The U.S. Supreme Court rules that states must allow religious schools to participate in programs that provide scholarships to students at private schools. The decision is the latest in a series of Supreme Court rulings that the free exercise of religion bars the government from treating religious groups differently from secular ones. Chief Justice John G. Roberts Jr. wrote the majority opinion in the 5-4 ruling in Espinoza v. Montana Department of Revenue. “A state need not subsidize private education,” Roberts wrote. “But once a state decides to do so, it cannot disqualify some private schools solely because they are religious.”
In Espinoza v. Montana Department of Revenue, the U.S. Supreme Court rules 5-4 that states must allow religious schools to participate in programs that provide scholarships to students attending private schools. The decision does not directly affect public schools, but their supporters say they fear it will lead to resources being diverted from public to private education. The decision is the latest in a series of recent rulings that have lowered the traditional wall separating church and state by requiring government entities to treat religious and nonreligious institutions more equally, even when that means sending public money to religious institutions.
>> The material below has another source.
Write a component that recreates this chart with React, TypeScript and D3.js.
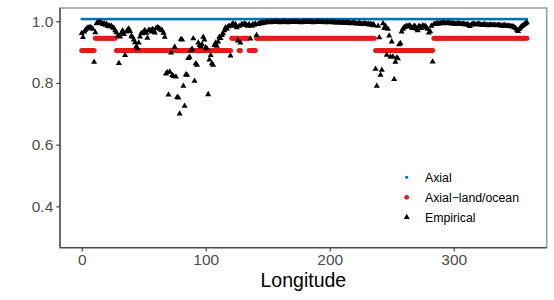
import React, { useRef, useEffect } from 'react';
import * as d3 from 'd3';

// longitude grid, one value per degree
const longitudes = d3.range(0, 360);

// Axial model: constant over all longitudes
const axialSegments = [{ from: 0, to: 359, value: 1.007 }];

// Axial-land/ocean model: two levels depending on land/ocean
const landOceanSegments = [
    { from: 0, to: 10, value: 0.905 },
    { from: 11, to: 27, value: 0.945 },
    { from: 28, to: 120, value: 0.905 },
    { from: 121, to: 126, value: 0.945 },
    { from: 127, to: 128, value: 0.905 },
    { from: 129, to: 134, value: 0.945 },
    { from: 135, to: 140, value: 0.905 },
    { from: 141, to: 236, value: 0.945 },
    { from: 237, to: 283, value: 0.905 },
    { from: 284, to: 359, value: 0.945 },
];

// Empirical values, lon 0..359
const empirical = [
    0.961, 0.948, 0.966, 0.972, 0.976, 0.979, 0.980, 0.980, 0.978, 0.975,
    0.868, 0.964, 0.993, 0.996, 0.997, 0.995, 0.994, 0.990, 0.993, 0.988,
    0.991, 0.984, 0.986, 0.983, 0.985, 0.980, 0.977, 0.970, 0.964, 0.952,
    0.864, 0.950, 0.962, 0.970, 0.958, 0.890, 0.966, 0.972, 0.976, 0.968,
    0.952, 0.949, 0.940, 0.931, 0.918, 0.912, 0.930, 0.950, 0.961, 0.960,
    0.966, 0.971, 0.962, 0.946, 0.971, 0.972, 0.966, 0.974, 0.972, 0.963,
    0.977, 0.980, 0.978, 0.975, 0.972, 0.970, 0.962, 0.949, 0.830, 0.835,
    0.762, 0.836, 0.898, 0.825, 0.822, 0.917, 0.820, 0.754, 0.752, 0.700,
    0.942, 0.940, 0.790, 0.725, 0.827, 0.826, 0.880, 0.884, 0.905, 0.910,
    0.944, 0.806, 0.863, 0.858, 0.930, 0.922, 0.918, 0.925, 0.949, 0.940,
    0.915, 0.912, 0.763, 0.875, 0.890, 0.863, 0.858, 0.922, 0.930, 0.920,
    0.934, 0.949, 0.945, 0.955, 0.960, 0.970, 0.980, 0.975, 0.982, 0.985,
    0.888, 0.988, 0.993, 0.985, 0.990, 0.980, 0.937, 0.985, 0.930, 0.990,
    0.988, 0.992, 0.990, 0.988, 0.985, 0.990, 0.943, 0.985, 0.990, 0.988,
    0.992, 0.955, 0.990, 0.992, 0.995, 0.993, 0.996, 0.994, 0.996, 0.997,
    0.998, 0.997, 0.996, 0.998, 0.997, 0.998, 0.999, 0.998, 0.997, 0.998,
    0.996, 0.997, 0.998, 0.999, 0.998, 0.997, 0.996, 0.997, 0.998, 0.998,
    0.997, 0.998, 0.999, 0.998, 0.997, 0.998, 0.997, 0.996, 0.997, 0.998,
    0.998, 0.999, 0.998, 0.997, 0.998, 0.998, 0.997, 0.996, 0.997, 0.998,
    0.999, 0.998, 0.997, 0.998, 0.998, 0.997, 0.996, 0.997, 0.998, 0.997,
    0.996, 0.997, 0.998, 0.997, 0.996, 0.995, 0.996, 0.997, 0.996, 0.995,
    0.996, 0.995, 0.994, 0.995, 0.996, 0.995, 0.994, 0.993, 0.994, 0.995,
    0.994, 0.993, 0.992, 0.993, 0.994, 0.992, 0.990, 0.993, 0.991, 0.992,
    0.990, 0.992, 0.989, 0.991, 0.988, 0.990, 0.986, 0.845, 0.790, 0.985,
    0.947, 0.826, 0.842, 0.993, 0.977, 0.985, 0.891, 0.975, 0.953, 0.885,
    0.934, 0.885, 0.812, 0.868, 0.882, 0.879, 0.925, 0.929, 0.966, 0.975,
    0.980, 0.982, 0.985, 0.983, 0.986, 0.984, 0.980, 0.977, 0.985, 0.983,
    0.975, 0.970, 0.985, 0.982, 0.977, 0.986, 0.984, 0.985, 0.980, 0.975,
    0.963, 0.968, 0.985, 0.869, 0.990, 0.991, 0.992, 0.993, 0.992, 0.994,
    0.993, 0.994, 0.995, 0.994, 0.993, 0.994, 0.995, 0.994, 0.993, 0.992,
    0.993, 0.992, 0.991, 0.992, 0.993, 0.992, 0.991, 0.990, 0.991, 0.990,
    0.989, 0.990, 0.988, 0.984, 0.989, 0.990, 0.991, 0.990, 0.989, 0.990,
    0.991, 0.990, 0.989, 0.988, 0.989, 0.990, 0.989, 0.988, 0.986, 0.988,
    0.989, 0.988, 0.987, 0.988, 0.986, 0.987, 0.988, 0.987, 0.986, 0.985,
    0.986, 0.987, 0.985, 0.986, 0.984, 0.985, 0.983, 0.984, 0.982, 0.980,
    0.977, 0.972, 0.968, 0.975, 0.980, 0.984, 0.987, 0.990, 0.993, 0.996,
];

const xTicks = [0, 100, 200, 300];
const yTicks = [0.4, 0.6, 0.8, 1.0];
const legendLabels = ['Axial', 'Axial\u2212land/ocean', 'Empirical'];

const BLUE = '#0072B2';
const RED = '#E41A1C';

const stepValue = (segs, lon) => {
    const s = segs.find(d => lon >= d.from && lon <= d.to);
    return s ? s.value : null;
};

const App = () => {
    const svgRef = useRef();

    useEffect(() => {
        const svg = d3.select(svgRef.current);
        svg.selectAll("*").remove();
        const width = 554;
        const height = 300;
        const margin = { top: 8, right: 7.3, bottom: 52.3, left: 60 };
        const font = '"Liberation Sans", Arial, sans-serif';

        svg.attr("width", width).attr("height", height);

        const x = d3.scaleLinear()
            .domain([-17.5, 375])
            .range([margin.left, width - margin.right]);
        const y = d3.scaleLinear()
            .domain([0.266, 1.043])
            .range([height - margin.bottom, margin.top]);

        // panel border (top/right grey)
        svg.append("rect")
            .attr("x", margin.left)
            .attr("y", margin.top)
            .attr("width", width - margin.right - margin.left)
            .attr("height", height - margin.bottom - margin.top)
            .attr("fill", "white")
            .attr("stroke", "#9e9e9e")
            .attr("stroke-width", 1.6);

        const plot = svg.append("g");

        plot.append("g")
            .selectAll("circle")
            .data(longitudes.filter(l => stepValue(axialSegments, l) !== null))
            .join("circle")
            .attr("cx", d => x(d))
            .attr("cy", d => y(stepValue(axialSegments, d)))
            .attr("r", 1.3)
            .attr("fill", BLUE);

        plot.append("g")
            .selectAll("circle")
            .data(longitudes.filter(l => stepValue(landOceanSegments, l) !== null))
            .join("circle")
            .attr("cx", d => x(d))
            .attr("cy", d => y(stepValue(landOceanSegments, d)))
            .attr("r", 2.5)
            .attr("fill", RED);

        const tri = d3.symbol().type(d3.symbolTriangle).size(16);
        plot.append("g")
            .selectAll("path")
            .data(longitudes.map((l, i) => [l, empirical[i]]))
            .join("path")
            .attr("transform", d => `translate(${x(d[0])},${y(d[1])})`)
            .attr("d", tri)
            .attr("fill", "black");

        // axes
        const xAxis = svg.append("g")
            .attr("transform", `translate(0,${height - margin.bottom})`)
            .call(d3.axisBottom(x).tickValues(xTicks).tickSize(3.7).tickPadding(3).tickFormat(d3.format("d")));
        xAxis.selectAll(".tick line").attr("stroke", "#333").attr("stroke-width", 1.1);
        xAxis.selectAll("text")
            .attr("fill", "#4d4d4d")
            .style("font-family", font)
            .style("font-size", "15.5px");

        const yAxis = svg.append("g")
            .attr("transform", `translate(${margin.left},0)`)
            .call(d3.axisLeft(y).tickValues(yTicks).tickSize(3.7).tickPadding(3).tickFormat(d3.format(".1f")));
        yAxis.selectAll(".tick line").attr("stroke", "#333").attr("stroke-width", 1.1);
        yAxis.selectAll("text")
            .attr("fill", "#4d4d4d")
            .style("font-family", font)
            .style("font-size", "15.5px");
        xAxis.select(".domain")
            .attr("d", `M${margin.left},0H${width - margin.right}`)
            .attr("stroke", "#333").attr("stroke-width", 1.1);
        yAxis.select(".domain")
            .attr("d", `M0,${margin.top}V${height - margin.bottom}`)
            .attr("stroke", "#333").attr("stroke-width", 1.1);

        svg.append("text")
            .attr("x", (margin.left + width - margin.right) / 2)
            .attr("y", 287)
            .attr("text-anchor", "middle")
            .style("font-family", font)
            .style("font-size", "19.5px")
            .attr("fill", "black")
            .text("Longitude");

        // legend
        const legend = svg.append("g").attr("transform", "translate(406.7,177.3)");
        legendLabels.forEach((lab, i) => {
            const g = legend.append("g").attr("transform", `translate(0,${i * 20})`);
            if (i === 0) g.append("circle").attr("r", 1.6).attr("fill", BLUE);
            if (i === 1) g.append("circle").attr("r", 2.4).attr("fill", RED);
            if (i === 2) g.append("path").attr("d", tri).attr("fill", "black");
            g.append("text")
                .attr("x", 18.3)
                .attr("dy", "0.35em")
                .style("font-family", font)
                .style("font-size", "12.3px")
                .attr("fill", "black")
                .text(lab);
        });
    }, []);

    return <svg ref={svgRef} style={{ position: 'absolute', left: 0, top: 0 }}></svg>;
};

export default App;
The U.S. Supreme Court, in a 7-2 vote, bars teachers at religious schools from filing discrimination lawsuits against their employers. The majority opinion said the Constitution’s protection of religious liberty exempts church-run schools from state and federal anti-discrimination laws. Two teachers at Catholic schools in Los Angeles County complained they were unfairly dismissed, one due to an illness and the other due to age. The Court found that since such schools are part of a church’s religious mission, the government may not interfere with decisions about hiring, supervision and firing of teachers. The cases are Our Lady of Guadalupe School v. Morrissey-Berru and St. James School v. Biel.
The U.S. Supreme Court sides with a Catholic foster care agency that was cut off by the City of Philadelphia from receiving foster care referrals because it refused to work with same-sex couples. The agency believes marriage is between a man and a woman. The Court unanimously rules in Fulton v. City of Philadelphia that the city was wrong to end its foster care contract with Catholic Social Services. Chief Justice John G. Roberts Jr., writing for six of the justices, said the city’s refusal to contract with the foster care agency unless it agreed to certify same-sex couples as foster parents violated the First Amendment.
The U.S. Supreme Court decides, 6-3, in Carson v. Makin that the state of Maine cannot exclude religious schools from a state program that pays private school tuition for students in areas that lack public schools. The majority opinion says that states are not required to support religious education, but that states that subsidize private schools may not discrminate against religious ones.
The U.S. Supreme Court rules, 6-3, that a high school football coach had a constitutional right to pray on the field after a game, joined by players who wanted to participate. The majority opinion in Kennedy v. Bremerton School District says the school relied exclusively and improperly on concerns that the prayers would be viewed as a religious endorsement by the school.